Happenings

Decoding the art of practice: an update on the SEL Challenge

How do young people learn to thrive? This is the driving question behind SCE’s Social and Emotional Learning (SEL) Challenge, which aims to decode the art of teaching youth the skills for defining their path in life.

The SEL Challenge brings together experts in youth programming, developmental science, and performance measurement to explore how five SEL skill sets – emotion management, empathy/teamwork, responsibility, initiative/grit, and problem solving – are best cultivated in youth.

Our carefully selected partners are now working together as a Learning Community, to dissect and detail the art of their practice. Researchers are working alongside these top youth organizations to codify their practices using developmental science and performance measurement. The result will be a playbook for youth-serving organizations of all kinds to remix and adapt the SEL practices in their own settings.

So just what has the SEL Challenge project learned so far? At the inaugural convening held in June 2014, the Learning Community came together to develop a shared framework and common language, setting the stage for a game-changing study and ultimately, a field guide, outlining the best practices in SEL.

Building a shared framework

The eight SEL Challenge partners encompass an incredible diversity of youth programming, from inner-city theater production, to back country hiking, to building wooden boats in Philly. To reflect how and why these organizations have been successful—and share the discoveries with any interested practitioner or organization— the Learning Community built a framework for assessing just how SEL processes evolve.

At their first meeting, practitioners mapped out the elements of program design, staff practice, and key youth experience that shape how youth develop and build skills in each domain (empathy, agency, etc.) over the course of a program year.

Each group created a graphic, sketching out where design, practice and experience come together for “aha” moments for youth in each of the five domains. Researchers will work from this basis to develop performance measures revealing how these three elements converge to form learning cycles, the process of social and emotional skill-building.

Demystifying how youth learn social and emotional skills

The three elements framework—program design, staff practice, and key youth experiences—is a practical way to define the learning science of skill-building. Just as kids learn math and reading, learning social and emotional skills requires targeted focus and guided practice, and usually begins with a problem to solve or a goal to meet.

In our eight partner programs, learning is experiential and unfolds through key experiences that entail a cycle of learning – problems emerge, ideas are discussed, energy is gathered, solutions are pursued, and finally, youth think together and with adults about what it means and how to move forward.

These cycles are structured by program designs that offer youth real-world work with real-world challenges and consequences, from organizing school reform campaigns, to building boats, to building their own truths about healthy relationships, sexuality and intimacy.

Within each program, staff practice is focused on stepping in to the youth cycle of learning at the right moment: to create a safe space, to scaffold to a higher level on the next attempt, or to coach as ownership of the work transfers from staff to youth.

From qualitative data to performance data

Here’s how researchers at the Weikart Center designed the methodology for the 18-month exploration:

Map of the SEL Challenge discovery and learning process

 

First, staff at each organization were interviewed extensively to build case studies of each program.
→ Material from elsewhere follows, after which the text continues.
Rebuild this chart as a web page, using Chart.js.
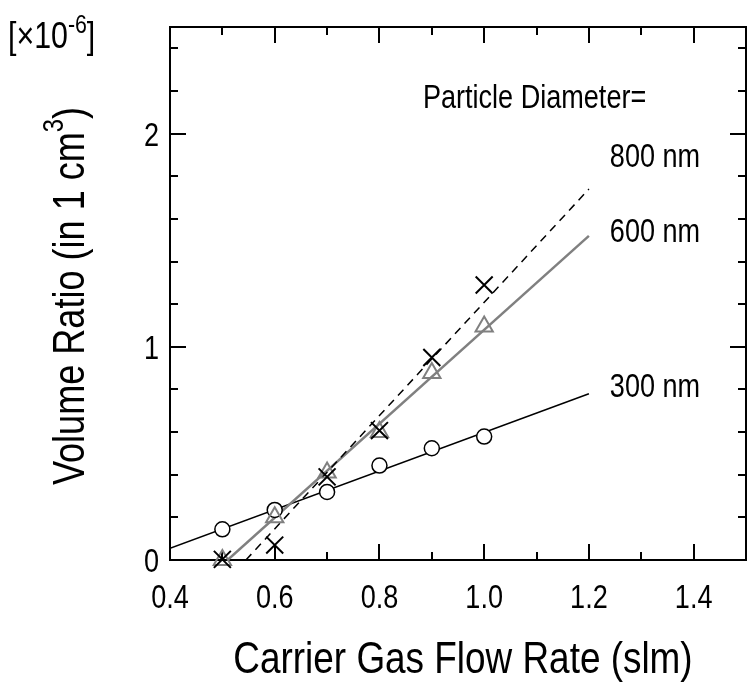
<!DOCTYPE html>
<html>
<head>
<meta charset="utf-8">
<script src="https://cdn.jsdelivr.net/npm/chart.js@4.4.0/dist/chart.umd.min.js"></script>
<style>
  html, body { margin: 0; padding: 0; background: #fff; overflow: hidden; }
  #wrap { width: 750px; height: 682px; overflow: hidden; }
</style>
</head>
<body>
<div id="wrap"><canvas id="chart" width="760" height="682"></canvas></div>
<script>
const FONT = "'Liberation Sans', Arial, sans-serif";
const NARROW = 0.82;   // squeeze Liberation Sans down to a narrow face
const GRAY = '#808080';

// measured volume ratios [x1e-6] against carrier gas flow rate [slm]
const flowRate = [0.5, 0.6, 0.7, 0.8, 0.9, 1.0];
const ratio300 = [0.144, 0.235, 0.319, 0.443, 0.524, 0.579];
const ratio600 = [0.0, 0.2, 0.41, 0.6, 0.877, 1.095];
const ratio800 = [0.003, 0.07, 0.39, 0.607, 0.95, 1.29];

// fitted lines (end points)
const fit300X = [0.4, 1.2];
const fit300Y = [0.055, 0.78];
const fit600X = [0.51, 1.2];
const fit600Y = [0.0, 1.52];
const fit800X = [0.545, 1.2];
const fit800Y = [0.0, 1.74];

// axis ticks
const xTicks = [0.4, 0.5, 0.6, 0.7, 0.8, 0.9, 1.0, 1.1, 1.2, 1.3, 1.4];
const xLabelled = [0.4, 0.6, 0.8, 1.0, 1.2, 1.4];
const yTicks = [0, 0.2, 0.4, 0.6, 0.8, 1.0, 1.2, 1.4, 1.6, 1.8, 2.0, 2.2, 2.4];
const yLabelled = [0, 1, 2];

const pts = (xs, ys) => xs.map((x, i) => ({ x: x, y: ys[i] }));

function fitLine(xs, ys, color, width, dash, order) {
    return {
        data: pts(xs, ys),
        showLine: true,
        borderColor: color,
        borderWidth: width,
        borderDash: dash,
        pointRadius: 0,
        pointHoverRadius: 0,
        order: order
    };
}

// draws a run of text pieces (some raised as superscripts), squeezed horizontally
function drawRich(ctx, parts, x, y, align) {
    let total = 0;
    parts.forEach(p => {
        ctx.font = p.size + 'px ' + FONT;
        p.w = ctx.measureText(p.text).width;
        total += p.w;
    });
    ctx.save();
    ctx.translate(x, y);
    ctx.scale(NARROW, 1);
    let cx = 0;
    if (align === 'center') cx = -total / 2;
    if (align === 'right') cx = -total;
    ctx.textAlign = 'left';
    ctx.textBaseline = 'alphabetic';
    parts.forEach(p => {
        ctx.font = p.size + 'px ' + FONT;
        ctx.fillText(p.text, cx, -(p.rise || 0));
        cx += p.w;
    });
    ctx.restore();
}

const framePlugin = {
    id: 'frame',
    beforeDatasetsDraw(chart) {
        const { ctx, chartArea: a, scales } = chart;
        ctx.save();
        ctx.strokeStyle = '#000';
        ctx.lineWidth = 2;
        ctx.strokeRect(a.left, a.top, a.right - a.left, a.bottom - a.top);
        ctx.beginPath();
        xTicks.forEach(v => {
            if (v === xTicks[0]) return;
            const px = Math.round(scales.x.getPixelForValue(v));
            const len = xLabelled.includes(v) ? 16 : 8;
            ctx.moveTo(px, a.bottom); ctx.lineTo(px, a.bottom - len);
            ctx.moveTo(px, a.top); ctx.lineTo(px, a.top + len);
        });
        yTicks.forEach(v => {
            if (v === yTicks[0]) return;
            const py = Math.round(scales.y.getPixelForValue(v));
            const len = yLabelled.includes(v) ? 16 : 8;
            ctx.moveTo(a.left, py); ctx.lineTo(a.left + len, py);
            ctx.moveTo(a.right, py); ctx.lineTo(a.right - len, py);
        });
        ctx.stroke();
        ctx.restore();
    },
    afterDraw(chart) {
        const { ctx, chartArea: a, scales } = chart;
        const xs = scales.x, ys = scales.y;
        ctx.save();
        ctx.fillStyle = '#000';

        // tick labels
        xLabelled.forEach(v => {
            drawRich(ctx, [{ text: v.toFixed(1), size: 33 }], xs.getPixelForValue(v), a.bottom + 48, 'center');
        });
        yLabelled.forEach(v => {
            drawRich(ctx, [{ text: String(v), size: 33 }], a.left - 11, ys.getPixelForValue(v) + 12, 'right');
        });

        // axis titles
        drawRich(ctx, [{ text: 'Carrier Gas Flow Rate (slm)', size: 45 }], 463, 673, 'center');
        ctx.save();
        ctx.translate(84, 296);
        ctx.rotate(-Math.PI / 2);
        drawRich(ctx, [
            { text: 'Volume Ratio (in 1 cm', size: 44 },
            { text: '3', size: 29, rise: 21 },
            { text: ')', size: 44 }
        ], 0, 0, 'center');
        ctx.restore();
        drawRich(ctx, [
            { text: '[\u00d710', size: 37 },
            { text: '-6', size: 26, rise: 15 },
            { text: ']', size: 37 }
        ], 8, 48, 'left');

        // series labels
        drawRich(ctx, [{ text: 'Particle Diameter=', size: 33 }], xs.getPixelForValue(0.883), ys.getPixelForValue(2.12), 'left');
        drawRich(ctx, [{ text: '800 nm', size: 33 }], xs.getPixelForValue(1.24), ys.getPixelForValue(1.843), 'left');
        drawRich(ctx, [{ text: '600 nm', size: 33 }], xs.getPixelForValue(1.24), ys.getPixelForValue(1.49), 'left');
        drawRich(ctx, [{ text: '300 nm', size: 33 }], xs.getPixelForValue(1.24), ys.getPixelForValue(0.765), 'left');
        ctx.restore();
    }
};

new Chart(document.getElementById('chart'), {
    type: 'scatter',
    data: {
        datasets: [
            {
                data: pts(flowRate, ratio800),
                pointStyle: 'crossRot',
                pointRadius: 12,
                pointBorderWidth: 2,
                borderColor: '#000',
                backgroundColor: '#000',
                clip: false,
                order: 1
            },
            {
                data: pts(flowRate, ratio600),
                pointStyle: 'triangle',
                pointRadius: 10,
                pointBorderWidth: 2,
                borderColor: GRAY,
                backgroundColor: 'rgba(0,0,0,0)',
                clip: false,
                order: 2
            },
            {
                data: pts(flowRate, ratio300),
                pointStyle: 'circle',
                pointRadius: 7.5,
                pointBorderWidth: 1.5,
                borderColor: '#000',
                backgroundColor: '#fff',
                clip: false,
                order: 3
            },
            fitLine(fit800X, fit800Y, '#000', 1.5, [8, 6], 4),
            fitLine(fit600X, fit600Y, GRAY, 2.5, [], 5),
            fitLine(fit300X, fit300Y, '#000', 1.5, [], 6)
        ]
    },
    options: {
        responsive: false,
        animation: false,
        events: [],
        layout: { padding: { top: 27, right: 5, left: 0, bottom: 0 } },
        plugins: { legend: { display: false }, tooltip: { enabled: false } },
        scales: {
            x: {
                type: 'linear',
                min: 0.4,
                max: 1.5,
                grid: { display: false, drawTicks: false },
                border: { display: false },
                ticks: { display: false },
                afterBuildTicks: s => { s.ticks = xTicks.map(v => ({ value: v })); },
                afterFit: s => { s.height = 122; }
            },
            y: {
                type: 'linear',
                min: 0,
                max: 2.5,
                grid: { display: false, drawTicks: false },
                border: { display: false },
                ticks: { display: false },
                afterBuildTicks: s => { s.ticks = yTicks.map(v => ({ value: v })); },
                afterFit: s => { s.width = 170; }
            }
        }
    },
    plugins: [framePlugin]
});
</script>
</body>
</html>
Using this material, the research team will create a cross-case analysis of SEL practices and processes at each program site. These will yield a set of standards for program designs, staff practices, and key experiences that correspond with skill development in the five domains.

The research team will also talk with program staff about issues that cut across the domains: how does a kid’s exposure to traumatic experience impact program design and objectives? What supports do your staff need to effectively build SEL skills with youth? How do you recruit the right youth for your program design?

The research team will also examine management and staff practices, as well as youth skill growth. Youth skills will be measured at three time points and will capture youth beliefs about their own efficacy, as well as staff ratings of youth behaviors in the program context. The five-domain picture, we know, is not a complete one, but is sufficient to take advantage of an important principle: growth is a dynamic interweaving of many skills, and viewing youth development one skill at a time may obscure as much as it informs.

During the last phase of the project, the research team will create several products: case narratives for each program, a technical report describing methods and findings, the set of standards and performance measures developed during the SEL Challenge, and a guide for promising practices in SEL for adolescents. The guide will then be translated across media formats using the principles of user-centered design, making the findings accessible and actionable for practitioners and programs far and wide.

From data to action

While the discussion of social and emotional learning involves very few new ideas, the field is currently caught in an obstacle course where the bewildering array of terms, theories, curricula, and measures leads to either inaction or uncoordinated action. The result has been a lack of cumulative evidence around best practices for helping youth grow in SEL domains.  Our hope is to extend the conversation about social and emotional learning to include the “how “of cultivating these essential skills that can make us happier, more productive, thriving people.